Now, Chinese Communist Party plans to tighten grip over private sector

WION New Delhi Sep 16, 2020, 08.55 PM(IST) Edited By: Gravitas desk

Chinese Communist Party leader Mao Zedong statute Photograph:( AFP )

Story highlights

Xi Jinping has pushed for something called "comprehensive party building" in the private sector. It means setting up party cells in private enterprises. The rules have been in place since the early 2000s

The Communist Party is everywhere in China. It has complete control over the country -  military, police even the media but when China opened up its economy through reforms it seemed like the private sector would follow a different path where market forces will dictate the rules and the government will take a backseat, however, that is about to change.

The Communist Party now wants to tighten its grip over the private sector too. Beijing has issued new guidelines and the role of the united front is being expanded while the specifics are sketchy, it is a clear move to deeply integrate the Communist Party into China's boardrooms.

The united front is a department in the Communist Party. It is an umbrella organisation designed to increase the influence of the Communist Party both inside China and outside. This decision may be new, but the practice is old. China's private sector has been under siege for some time now. 
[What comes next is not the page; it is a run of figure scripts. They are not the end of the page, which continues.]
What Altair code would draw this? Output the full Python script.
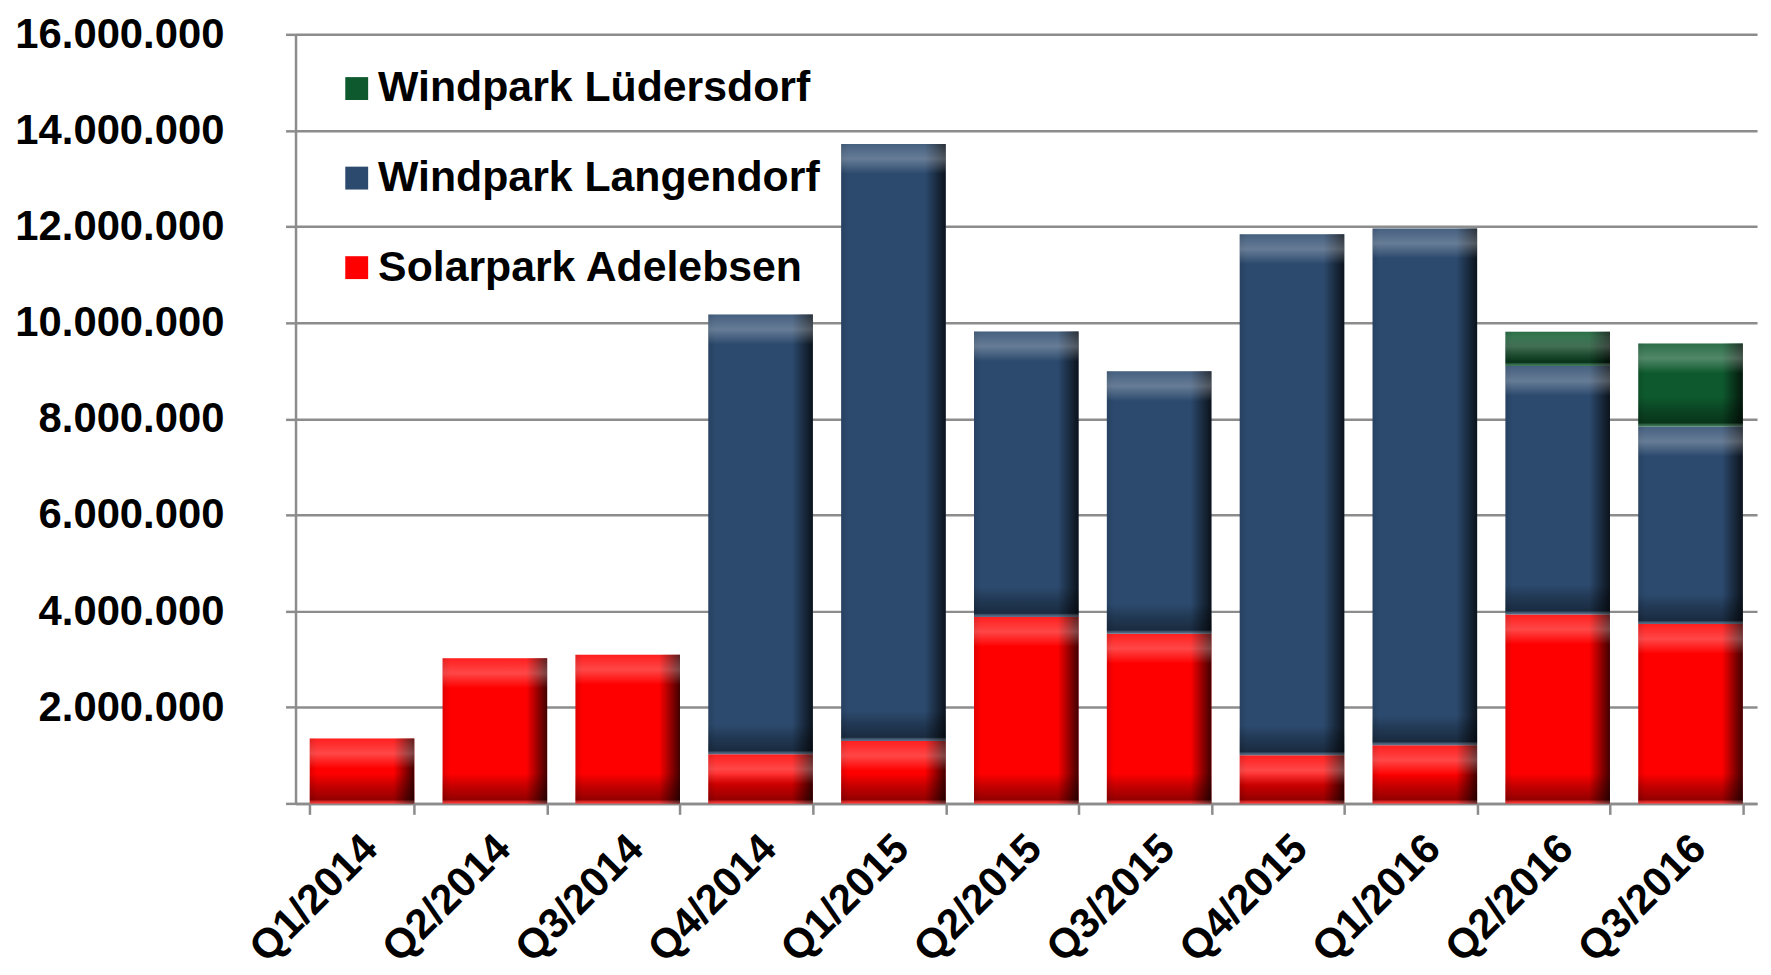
import altair as alt
import pandas as pd

quarters = ["Q1/2014", "Q2/2014", "Q3/2014", "Q4/2014", "Q1/2015", "Q2/2015",
            "Q3/2015", "Q4/2015", "Q1/2016", "Q2/2016", "Q3/2016"]
# values in kWh (millions)
solarpark = [1.35, 3.02, 3.09, 1.02, 1.30, 3.88, 3.53, 1.00, 1.21, 3.93, 3.73]
langendorf = [0, 0, 0, 9.15, 12.42, 5.94, 5.46, 10.84, 10.75, 5.17, 4.11]
luedersdorf = [0, 0, 0, 0, 0, 0, 0, 0, 0, 0.71, 1.73]

series_names = ["Windpark Lüdersdorf", "Windpark Langendorf", "Solarpark Adelebsen"]
series_colors = ["#0e5a2e", "#2c4a6e", "#ff0000"]
y_ticks = [0, 2e6, 4e6, 6e6, 8e6, 10e6, 12e6, 14e6, 16e6]

rows = []
for i, q in enumerate(quarters):
    for name, vals, order in [("Solarpark Adelebsen", solarpark, 0),
                              ("Windpark Langendorf", langendorf, 1),
                              ("Windpark Lüdersdorf", luedersdorf, 2)]:
        if vals[i] > 0:
            rows.append({"quarter": q, "series": name, "value": vals[i] * 1e6, "order": order})
df = pd.DataFrame(rows)

FONT = "Liberation Sans"
GRID = "#8c8c8c"

base = alt.Chart(df).transform_stack(
    stack="value", groupby=["quarter"], as_=["y0", "y1"],
    sort=[alt.SortField("order", "ascending")]
)

x_enc = alt.X(
    "quarter:N", sort=quarters,
    scale=alt.Scale(paddingInner=0.213, paddingOuter=0.107),
    axis=alt.Axis(title=None, labelAngle=315, grid=False, tickBand="extent",
                  tickSize=11, labelPadding=13, labelOffset=-6,
                  labelFontSize=42, labelFont=FONT, labelFontWeight="bold",
                  labelColor="#000000", labelLimit=400),
)
y_scale = alt.Scale(domain=[0, 16e6], nice=False)
y_axis = alt.Axis(title=None, values=y_ticks, tickSize=10, labelPadding=62,
                  labelFontSize=42, labelFont=FONT, labelFontWeight="bold",
                  labelColor="#000000", labelLimit=500,
                  labelExpr="datum.value == 0 ? '' : replace(replace(format(datum.value, ',d'), ',', '.'), ',', '.')")
y1_enc = alt.Y("y1:Q", scale=y_scale, axis=y_axis)
y0_enc = alt.Y("y0:Q", scale=y_scale, axis=y_axis)

bars = base.mark_bar().encode(
    x=x_enc,
    y=y1_enc,
    y2="y0:Q",
    color=alt.Color(
        "series:N",
        scale=alt.Scale(domain=series_names, range=series_colors),
        legend=alt.Legend(title=None, orient="none", legendX=40, legendY=33,
                          symbolType="square", symbolSize=529, symbolStrokeWidth=0,
                          labelFontSize=43, labelFont=FONT, labelFontWeight="bold",
                          labelColor="#000000", rowPadding=46, labelOffset=0,
                          padding=0, labelLimit=800),
    ),
)

side_shade = base.mark_bar(
    fill=alt.Gradient(
        gradient="linear", x1=0, x2=1, y1=0, y2=0,
        stops=[alt.GradientStop(offset=0, color="rgba(0,0,0,0.12)"),
               alt.GradientStop(offset=0.07, color="rgba(0,0,0,0)"),
               alt.GradientStop(offset=0.8, color="rgba(0,0,0,0)"),
               alt.GradientStop(offset=1, color="rgba(0,0,0,0.75)")]
    )
).encode(x=x_enc, y=y1_enc, y2="y0:Q")

top_shade = base.mark_rect(
    y2Offset=30,
    fill=alt.Gradient(
        gradient="linear", x1=0, x2=0, y1=0, y2=1,
        stops=[alt.GradientStop(offset=0, color="rgba(255,255,255,0.12)"),
               alt.GradientStop(offset=0.5, color="rgba(255,255,255,0.28)"),
               alt.GradientStop(offset=1, color="rgba(255,255,255,0)")]
    )
).encode(x=x_enc, y=y1_enc, y2="y1:Q")

bottom_shade = base.mark_rect(
    yOffset=-30,
    fill=alt.Gradient(
        gradient="linear", x1=0, x2=0, y1=0, y2=1,
        stops=[alt.GradientStop(offset=0, color="rgba(0,0,0,0)"),
               alt.GradientStop(offset=0.4, color="rgba(0,0,0,0.22)"),
               alt.GradientStop(offset=0.88, color="rgba(0,0,0,0.42)"),
               alt.GradientStop(offset=1, color="rgba(255,255,255,0.2)")]
    )
).encode(x=x_enc, y=y0_enc, y2="y0:Q")

chart = alt.layer(bars, side_shade, top_shade, bottom_shade).properties(
    width=1469, height=773,
    autosize=alt.AutoSizeParams(type="none"),
    padding={"left": 289, "top": 24, "right": 6, "bottom": 166},
).configure_view(stroke=None).configure_axis(
    gridColor=GRID, gridWidth=2.5, domainColor=GRID, domainWidth=2.5,
    tickColor=GRID, tickWidth=2.5,
)

chart.save("out.html", embed_options={"renderer": "svg", "actions": False})
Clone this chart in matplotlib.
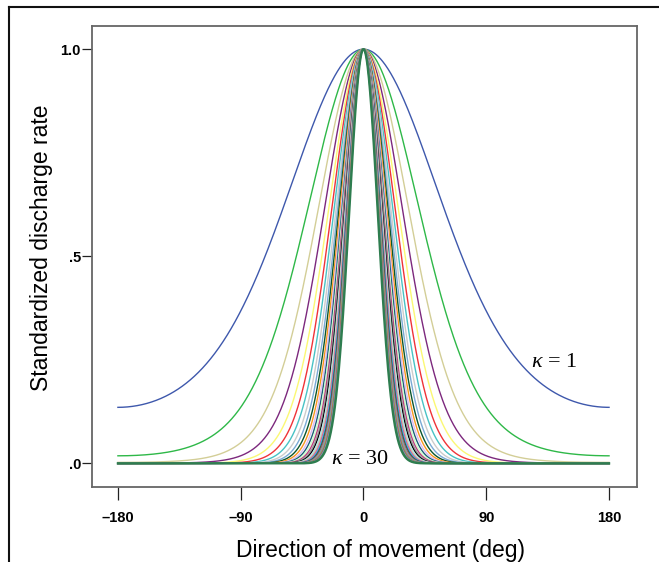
import matplotlib
matplotlib.use('Agg')
import matplotlib.pyplot as plt
import numpy as np
from matplotlib.lines import Line2D

# concentration values of the von Mises tuning curves
kappas = [1, 2, 3, 4, 5, 6, 7, 8, 9, 10, 11, 12, 13, 14, 15,
          16, 17, 18, 19, 20, 21, 22, 23, 24, 25, 26, 27, 28, 29, 30]
x_ticks = [-180, -90, 0, 90, 180]
x_tick_labels = ['\u2013180', '\u201390', '0', '90', '180']
y_ticks = [0.0, 0.5, 1.0]
y_tick_labels = ['.0', '.5', '1.0']

# SPSS-like colour cycle
colors = ['#3E58AC', '#2EB848', '#D3CE97', '#7C287D', '#FBF873', '#EF3338',
          '#48C2C5', '#CCCCCC', '#7AAAD5', '#0A562C', '#F8981D', '#DDBAF1',
          '#1A5F76', '#CCFFCC', '#BB3F7F', '#999999', '#000000', '#B5E0EE',
          '#C2D5AB', '#EB5D94', '#34B5E9', '#2F4F4F', '#8B6E4C', '#9E7BC2',
          '#6CBF8B', '#D96B3F', '#5A6E9C', '#A3A3A3', '#4C8C6E', '#2E7D4F']

plt.rcParams['mathtext.fontset'] = 'custom'
plt.rcParams['mathtext.it'] = 'Liberation Serif:italic'
plt.rcParams['mathtext.rm'] = 'Liberation Serif'

theta = np.linspace(-180, 180, 721)

fig = plt.figure(figsize=(6.59, 5.62), dpi=100)
ax = fig.add_axes([92 / 659, 1 - 487 / 562, (637 - 92) / 659, (487 - 26) / 562])

for i, k in enumerate(kappas):
    rate = np.exp(k * (np.cos(np.radians(theta)) - 1))
    lw = 1.7 if k == 30 else 1.0
    ax.plot(theta, rate, color=colors[i % len(colors)], lw=lw)

ax.set_xlim(-199, 200.5)
ax.set_ylim(-0.057, 1.056)
ax.set_xticks(x_ticks)
ax.set_xticklabels(x_tick_labels, fontsize=10.5, fontweight='bold', family='Liberation Sans')
ax.set_yticks(y_ticks)
ax.set_yticklabels(y_tick_labels, fontsize=10.5, fontweight='bold', family='Liberation Sans')
ax.tick_params(axis='x', length=9.5, width=0.9, color='#222222', pad=8)
ax.tick_params(axis='y', length=7, width=0.9, color='#222222', pad=1)

for s in ['left', 'bottom', 'right', 'top']:
    ax.spines[s].set_color('#666666')
    ax.spines[s].set_linewidth(1.3)

ax.set_xlabel('Direction of movement (deg)', fontsize=16.5, family='Liberation Sans')
ax.set_ylabel('Standardized discharge rate', fontsize=16.5, family='Liberation Sans')
ax.xaxis.set_label_coords(0.53, -0.112)
ax.yaxis.set_label_coords(-0.072, 0.518)

ax.text(140, 0.233, r'$\kappa$ = 1', fontsize=16, family='Liberation Serif',
        ha='center', va='baseline')
ax.text(-3, -0.002, r'$\kappa$ = 30', fontsize=16, family='Liberation Serif',
        ha='center', va='baseline')

# outer frame (left and top)
fig.add_artist(Line2D([9 / 659, 9 / 659], [0, 1 - 7 / 562], color='#111111', lw=1.5))
fig.add_artist(Line2D([9 / 659, 1], [1 - 7 / 562, 1 - 7 / 562], color='#111111', lw=1.5))

fig.savefig('out.png', dpi=100)
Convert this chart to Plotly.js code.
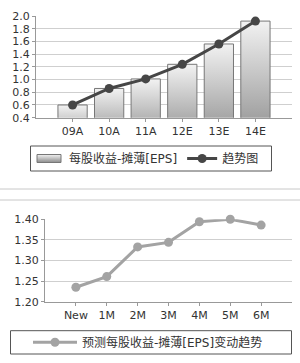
<!DOCTYPE html>
<html>
<head>
<meta charset="utf-8">
<script src="https://cdn.plot.ly/plotly-3.0.1.min.js"></script>
<style>
html,body{margin:0;padding:0;background:#fff;}
#chart{width:300px;height:363px;}
</style>
</head>
<body>
<div id="chart"></div>
<script>
// ---- data ----
var years = ['09A', '10A', '11A', '12E', '13E', '14E'];
var epsValues = [0.60, 0.86, 1.01, 1.24, 1.56, 1.92];
var trendValues = [0.60, 0.86, 1.01, 1.24, 1.56, 1.92];
var months = ['New', '1M', '2M', '3M', '4M', '5M', '6M'];
var forecastValues = [1.235, 1.261, 1.333, 1.344, 1.394, 1.400, 1.386];
var barName = '每股收益-摊薄[EPS]';
var trendName = '趋势图';
var forecastName = '预测每股收益-摊薄[EPS]变动趋势';

var FONT = 'DejaVu Sans, Noto Sans CJK SC, sans-serif';
var H = 363, W = 300;
function py(p){ return 1 - p / H; }
function px(p){ return p / W; }

var traces = [
  {type:'bar', x: years, y: epsValues, name: barName, width: 0.8,
   marker:{color:'#c4c4c4', line:{color:'#777', width:1}},
   xaxis:'x', yaxis:'y', legend:'legend', hoverinfo:'none'},
  {type:'scatter', mode:'lines+markers', x: years, y: trendValues, name: trendName,
   line:{color:'#464646', width:3}, marker:{color:'#464646', size:9},
   xaxis:'x', yaxis:'y', legend:'legend', hoverinfo:'none'},
  {type:'scatter', mode:'lines+markers', x: months, y: forecastValues, name: forecastName,
   line:{color:'#a3a3a3', width:3}, marker:{color:'#a3a3a3', size:9},
   xaxis:'x2', yaxis:'y2', legend:'legend2', hoverinfo:'none', cliponaxis:false}
];

var axFont = {family: FONT, size: 11, color: '#333'};
var layout = {
  width: W, height: H,
  margin:{l:0, r:0, t:0, b:0},
  paper_bgcolor:'#fff', plot_bgcolor:'#fff',
  showlegend: true,
  xaxis:{domain:[px(36), px(292)], type:'category', range:[-1, 6], automargin:false,
    showline:true, linecolor:'#999', linewidth:1, ticks:'outside', ticklen:3, tickcolor:'#999',
    showgrid:false, tickfont:axFont, anchor:'y'},
  yaxis:{domain:[py(117.7), py(16)], range:[0.4, 2.0], dtick:0.2, tickformat:'.1f', automargin:false,
    showline:true, linecolor:'#999', linewidth:1, ticks:'outside', ticklen:3, tickcolor:'#999',
    gridcolor:'#cfcfcf', gridwidth:1, zeroline:false, tickfont:axFont, anchor:'x'},
  xaxis2:{domain:[px(45), px(292)], type:'category', range:[-1, 7], automargin:false,
    showline:true, linecolor:'#999', linewidth:1, ticks:'outside', ticklen:3, tickcolor:'#999',
    showgrid:false, tickfont:axFont, anchor:'y2'},
  yaxis2:{domain:[py(301.7), py(219.3)], range:[1.2, 1.4], dtick:0.05, tickformat:'.2f', automargin:false,
    showline:true, linecolor:'#999', linewidth:1, ticks:'outside', ticklen:3, tickcolor:'#999',
    gridcolor:'#cfcfcf', gridwidth:1, zeroline:false, tickfont:axFont, anchor:'x2'},
  legend:{orientation:'h', x:px(29), xanchor:'left', y:py(158.5), yanchor:'middle',
    borderwidth:0, bgcolor:'rgba(0,0,0,0)', itemwidth:30,
    font:{family: FONT, size:12, color:'#333'}},
  legend2:{orientation:'h', x:px(28), xanchor:'left', y:py(342.3), yanchor:'middle',
    borderwidth:0, bgcolor:'rgba(0,0,0,0)', itemwidth:44,
    font:{family: FONT, size:12, color:'#333'}},
  shapes:[
    {type:'line', xref:'paper', yref:'paper', x0:0, x1:1, y0:py(189), y1:py(189), line:{color:'#c8c8c8', width:1}},
    {type:'line', xref:'paper', yref:'paper', x0:0, x1:1, y0:py(200), y1:py(200), line:{color:'#c8c8c8', width:1}},
    {type:'rect', xref:'paper', yref:'paper', x0:px(30.5), x1:px(271.5), y0:py(171), y1:py(146), line:{color:'#555', width:1}, fillcolor:'rgba(0,0,0,0)'},
    {type:'rect', xref:'paper', yref:'paper', x0:px(10.5), x1:px(291.5), y0:py(354), y1:py(330.7), line:{color:'#555', width:1}, fillcolor:'rgba(0,0,0,0)'}
  ]
};

function applyGradient(gd){
  var svg = gd.querySelector('svg.main-svg');
  var ns = 'http://www.w3.org/2000/svg';
  if (!document.getElementById('barGrad')) {
    var defs = svg.querySelector('defs') || svg.insertBefore(document.createElementNS(ns,'defs'), svg.firstChild);
    var grad = document.createElementNS(ns, 'linearGradient');
    grad.setAttribute('id', 'barGrad');
    grad.setAttribute('x1','0'); grad.setAttribute('y1','0');
    grad.setAttribute('x2','0'); grad.setAttribute('y2','1');
    var s1 = document.createElementNS(ns,'stop'); s1.setAttribute('offset','0'); s1.setAttribute('stop-color','#f2f2f2');
    var s2 = document.createElementNS(ns,'stop'); s2.setAttribute('offset','1'); s2.setAttribute('stop-color','#8c8c8c');
    grad.appendChild(s1); grad.appendChild(s2);
    defs.appendChild(grad);
  }
  gd.querySelectorAll('.bars .point path').forEach(function(p){ p.style.fill = 'url(#barGrad)'; });
  gd.querySelectorAll('g.traces').forEach(function(t){
    var txt = t.querySelector('text.legendtext');
    if (txt && txt.textContent === barName) {
      t.querySelectorAll('.legendpoints path').forEach(function(p){
        p.style.fill = 'url(#barGrad)';
        p.setAttribute('d', 'M12,4H-12V-4H12Z');
      });
    }
  });
}

Plotly.newPlot('chart', traces, layout, {staticPlot:true, displayModeBar:false}).then(function(gd){
  applyGradient(gd);
  setTimeout(function(){ applyGradient(gd); }, 30);
});
</script>
</body>
</html>
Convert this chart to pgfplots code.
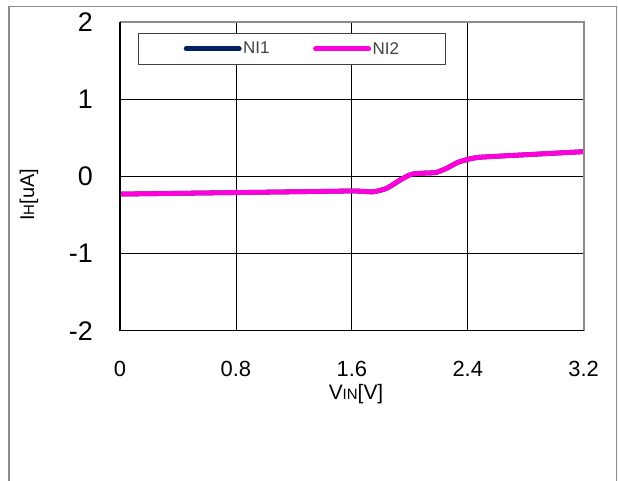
\documentclass[border=0pt]{standalone}
\usepackage{fontspec}
\setmainfont{Liberation Sans}
\usepackage{pgfplots}
\pgfplotsset{compat=1.18}
\definecolor{navyline}{HTML}{002060}
\definecolor{magline}{HTML}{FF00DD}
\definecolor{framegray}{HTML}{8C8C8C}
\begin{document}
\begin{tikzpicture}
\useasboundingbox (0,0) rectangle (618bp,481bp);
\fill[white] (0,0) rectangle (618bp,481bp);
\draw[framegray, line width=1.8bp] (9bp,-5bp) -- (9bp,474.5bp) -- (616.5bp,474.5bp) -- (616.5bp,-5bp);
\begin{axis}[
  at={(120bp,150.3bp)}, anchor=south west,
  scale only axis, width=463.7bp, height=308.7bp,
  xmin=0, xmax=3.2, ymin=-2, ymax=2,
  xtick={0,0.8,1.6,2.4,3.2}, xticklabels={0,0.8,1.6,2.4,3.2},
  ytick={-2,-1,0,1,2}, yticklabels={-2,-1,0,1,2},
  major tick length=0pt,
  grid=major, grid style={black, line width=0.8bp},
  axis line style={draw=none},
  xticklabel style={font=\fontsize{22}{24}\selectfont, anchor=north, inner sep=0pt, yshift=-30bp},
  yticklabel style={font=\fontsize{27}{29}\selectfont, anchor=east, inner sep=0pt, xshift=-27bp},
  xlabel={V{\fontsize{15}{17}\selectfont IN}[V]},
  ylabel={I{\fontsize{15}{17}\selectfont H}[uA]},
  xlabel style={at={(rel axis cs:0.509,0)}, anchor=center, yshift=-63bp, font=\fontsize{21}{23}\selectfont},
  ylabel style={at={(rel axis cs:0,0.44)}, anchor=center, yshift=91bp, font=\fontsize{20}{22}\selectfont},
  legend columns=2,
  legend style={at={(rel axis cs:0.0395,0.965)}, anchor=north west,
    draw=black!75, line width=0.8bp, fill=white,
    inner xsep=45bp, inner ysep=7.5bp,
    font=\fontsize{17}{19}\selectfont, text=black!75,
    nodes={inner sep=1.5bp},
    /tikz/every even column/.append style={column sep=42bp}},
  legend image code/.code={\draw[#1, line width=5bp, line cap=round] (0bp,0bp) -- (53bp,0bp);},
  after end axis/.code={
    \draw[framegray, line width=2bp] (rel axis cs:0,1) -- (rel axis cs:1,1) -- (rel axis cs:1,0);
    \draw[black, line width=1.2bp] (rel axis cs:0,1) -- (rel axis cs:0,0) -- (rel axis cs:1,0);
  },
]
\addplot[navyline, line width=4.8bp, line join=round, smooth, tension=0.4] coordinates {
(0,-0.23) (0.4,-0.22) (0.8,-0.21) (1.2,-0.20) (1.6,-0.19) (1.68,-0.195) (1.75,-0.2)
(1.84,-0.155) (1.94,-0.04) (2.01,0.026) (2.08,0.04) (2.15,0.045) (2.19,0.055)
(2.26,0.11) (2.33,0.18) (2.40,0.22) (2.47,0.245) (2.6,0.26) (2.8,0.28) (3.0,0.30) (3.2,0.32)
};
\addlegendentry{NI1}
\addplot[magline, line width=4.8bp, line join=round, smooth, tension=0.4] coordinates {
(0,-0.23) (0.4,-0.22) (0.8,-0.21) (1.2,-0.20) (1.6,-0.19) (1.68,-0.195) (1.75,-0.2)
(1.84,-0.155) (1.94,-0.04) (2.01,0.026) (2.08,0.04) (2.15,0.045) (2.19,0.055)
(2.26,0.11) (2.33,0.18) (2.40,0.22) (2.47,0.245) (2.6,0.26) (2.8,0.28) (3.0,0.30) (3.2,0.32)
};
\addlegendentry{NI2}
\end{axis}
\end{tikzpicture}
\end{document}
Xi Jinping has pushed for something called "comprehensive party building" in the private sector. It means setting up party cells in private enterprises. The rules have been in place since the early 2000s and by 2016, 68 per cent of China's non-state enterprises had set up party cells.

Even foreign firms can't escape the Communist Party. Seventy per cent of foreign companies in China had a party cell by 2016 and it hasn't gone unnoticed.

In 2017, a trade group in Germany raised red flags. It said foreign firms may pull out of China over Communist Party pressure but China hasn't relented, now, it is making fresh moves to control the private sector.

A party cell is China's way of co-opting the private sector, one can expect these cells to now closely work with the united front.

A report by the Chinese state wire service Xinuha said: "strengthening the united front work with the private sector is an important way to realize the party's leadership over the private economy".

Beijing is sending a clear message to all business leaders - the party is supreme. 

The private sector accounts for 60 per cent of China's economic output. It creates 80 per cent of the jobs in urban China and already private companies like Huawei and Tencent are facing bans and business losses due to the Chinese state. 

Now, with its latest move, the Communist Party is further blurring the line between private and public.